Dear Nasty Virus,
You think you're funny settling in my chest and nasal cavity as if there weren't things taking up residence there. Like my lungs. And the snot and boogers that were there already. They told me to tell you something: GET OUT. WE WERE HERE FIRST. I even let my body
cackle laugh when the doctor told me last Wednesday that you could probably stick around for up to nine days.
NINE DAYS? Oh, no. We don't have time for that shit. We have Christmas cookies to make. We have Christmas cookies to eat. We have Santa to play and mojitos to make and lots of new kinds of coffee to try. Nine days? Nah, that ain't gonna work for me.
But you didn't listen, did you? You smugly gave your non-commital reply and there was a smirk lingering in the air around me. I have a mind to knock your block off, you fucking contagion.
Did you have to be the kind of virus that increased, instead of suppressed, my appetite? Did you? Was it necessary to make me voraciously hungry and scarf as much cheese as was made in the entire state of Wisconsin during the month of December? Because I don't find that one bit humorous.
Let me tell you what would be really funny: if you coupled the current maladies you've concocted with some lay-her-out-flat cramps. THAT? would be hilarious. Oh, yeah. I'm talking guffaw-worthy. Hopefully, those guffaws would allow me to rapidly and continuously quiver to and fro so that a coughing fit would ensue enabling me to bring up some of this yummy phlegm. Oooohhhhh, pretty.

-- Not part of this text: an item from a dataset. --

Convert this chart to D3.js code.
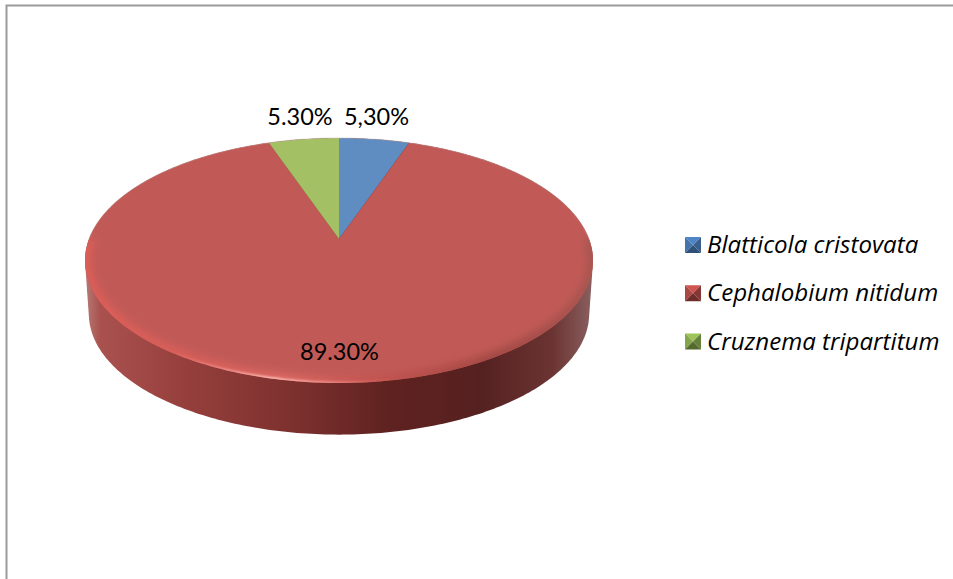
<!DOCTYPE html>
<html><head><meta charset="utf-8">
<script src="https://cdn.jsdelivr.net/npm/d3@7/dist/d3.min.js"></script>
<style>html,body{margin:0;padding:0;background:#fff}svg{display:block}text{font-family:Lato,Carlito,sans-serif;fill:#000}</style>
</head><body><svg id="c" width="953" height="579"></svg>
<script>
const categories = ["Blatticola cristovata","Cephalobium nitidum","Cruznema tripartitum"];
const values = [5.3,89.3,5.3];
const valueLabels = ["5,30%","89.30%","5.30%"];
const topColors = ["#5f8cc1","#c15a57","#a3c065"];
const legendLight = [["#4f85c8","#4474ac"],["#cf5450","#ab4744"],["#9cc456","#84a54b"]];
const legendDark = [["#2f5078","#3a5f8c"],["#6e2c2a","#863735"],["#55692f","#65803a"]];

const svg = d3.select("#c"), defs = svg.append("defs");
// Frame
svg.append("path").attr("d","M6.5,579V5.5H953").attr("fill","none").attr("stroke","#9a9a9a").attr("stroke-width",2);

// Perspective projection of the unit disc
const cx=339, cy=239, A=250, B=118.7, k=0.1755;
const proj=(theta,r=1)=>{const u=r*Math.sin(theta),v=-r*Math.cos(theta),w=1-k*v;return [cx+A*u/w,cy+B*v/w];};
const pie=d3.pie().sort(null).value(d=>d)(values);
const arcPts=(a0,a1,n=Math.max(8,Math.ceil((a1-a0)*60)))=>d3.range(n+1).map(i=>proj(a0+(a1-a0)*i/n));
const line=d3.line();
const fullRim=arcPts(0,2*Math.PI,400);
const rimPath=line(fullRim)+"Z";

// Side wall
const sideScale=0.985, sideDrop=53.5, midY=260.5;
const lowRim=fullRim.map(([x,y])=>[cx+(x-cx)*sideScale, midY+(y-midY)*sideScale+sideDrop]);
const hull=d3.polygonHull(fullRim.concat(lowRim));
const sg=defs.append("linearGradient").attr("id","side").attr("gradientUnits","userSpaceOnUse").attr("x1",85).attr("x2",593).attr("y1",0).attr("y2",0);
[[0,"#b87a77"],[0.03,"#a9514e"],[0.2,"#953f3c"],[0.42,"#7b302e"],[0.6,"#5f2220"],[0.78,"#552120"],[0.92,"#6b3432"],[1,"#8a6060"]]
 .forEach(([o,c])=>sg.append("stop").attr("offset",o).attr("stop-color",c));
svg.append("path").attr("d",line(hull)+"Z").attr("fill","url(#side)");

// Top surface
defs.append("clipPath").attr("id","topClip").append("path").attr("d",rimPath);
defs.append("filter").attr("id","b1").attr("x","-10%").attr("y","-10%").attr("width","120%").attr("height","120%").append("feGaussianBlur").attr("stdDeviation",4);
defs.append("filter").attr("id","b2").attr("x","-10%").attr("y","-10%").attr("width","120%").attr("height","120%").append("feGaussianBlur").attr("stdDeviation",1);
const topG=svg.append("g");
topG.selectAll("path.w").data(pie).join("path").attr("class","w")
 .attr("d",d=>line([[cx,cy],...arcPts(d.startAngle,d.endAngle)])+"Z")
 .attr("fill",(d,i)=>topColors[i]);
topG.append("path").attr("d",line(arcPts(-Math.PI/2,Math.PI/2,200))).attr("fill","none").attr("stroke","#c8a8a6").attr("stroke-width",1).attr("opacity",0.45);

// Bevel along the near rim
const bevel=svg.append("g").attr("clip-path","url(#topClip)");
const bg=defs.append("linearGradient").attr("id","bev").attr("gradientUnits","userSpaceOnUse").attr("x1",85).attr("x2",593).attr("y1",0).attr("y2",0);
[[0,"#de5e59"],[0.2,"#dc5e58"],[0.4,"#df6a64"],[0.55,"#c65450"],[0.8,"#a04642"],[1,"#a85550"]]
 .forEach(([o,c])=>bg.append("stop").attr("offset",o).attr("stop-color",c));
const hg=defs.append("linearGradient").attr("id","hi").attr("gradientUnits","userSpaceOnUse").attr("x1",170).attr("x2",400).attr("y1",0).attr("y2",0);
[[0,"#ffb0a8",0],[0.45,"#ffc8c0",1],[0.7,"#f5968e",0.8],[1,"#e06a64",0]]
 .forEach(([o,c,a])=>hg.append("stop").attr("offset",o).attr("stop-color",c).attr("stop-opacity",a));
const frontPath=line(arcPts(Math.PI*0.5,Math.PI*1.5,200));
bevel.append("path").attr("d",frontPath).attr("fill","none").attr("stroke","url(#bev)").attr("stroke-width",12).attr("filter","url(#b1)");
bevel.append("path").attr("d",frontPath).attr("fill","none").attr("stroke","url(#hi)").attr("stroke-width",3).attr("filter","url(#b2)");

// Value labels
const labelPos=[[376.5,125],[339.5,360],[300,125]];
svg.selectAll("text.v").data(valueLabels).join("text").attr("class","v")
 .attr("x",(d,i)=>labelPos[i][0]).attr("y",(d,i)=>labelPos[i][1])
 .attr("text-anchor","middle").attr("font-size",23.5).text(d=>d);

// Legend
const ly=d3.scalePoint().domain(categories).range([245,341.5]);
const lg=svg.selectAll("g.l").data(categories).join("g").attr("class","l").attr("transform",d=>`translate(685,${ly(d)})`);
const s=8;
categories.forEach((c,i)=>{
 const g=lg.filter(d=>d===c);
 const tri=(pts,col)=>g.append("path").attr("d",line(pts)+"Z").attr("fill",col);
 tri([[0,-s],[2*s,-s],[s,0]],legendLight[i][0]);
 tri([[0,-s],[s,0],[0,s]],legendLight[i][1]);
 tri([[0,s],[s,0],[2*s,s]],legendDark[i][0]);
 tri([[2*s,-s],[s,0],[2*s,s]],legendDark[i][1]);
});
lg.append("text").attr("x",22).attr("y",8).attr("font-size",24.1).attr("font-style","italic").style("font-family","'Open Sans',sans-serif").text(d=>d);
</script></body></html>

So here's what I'm proposing: you get out of my body and let me get back to a normal life that does NOT include showering with Very Festive Pomegranate Body Splash instead of actually getting into the bathtub (with the normal things like water and other substances made from compounds of natural oils and fats with sodium hydroxide) and I won't call you a "bitchy infective agent" anymore.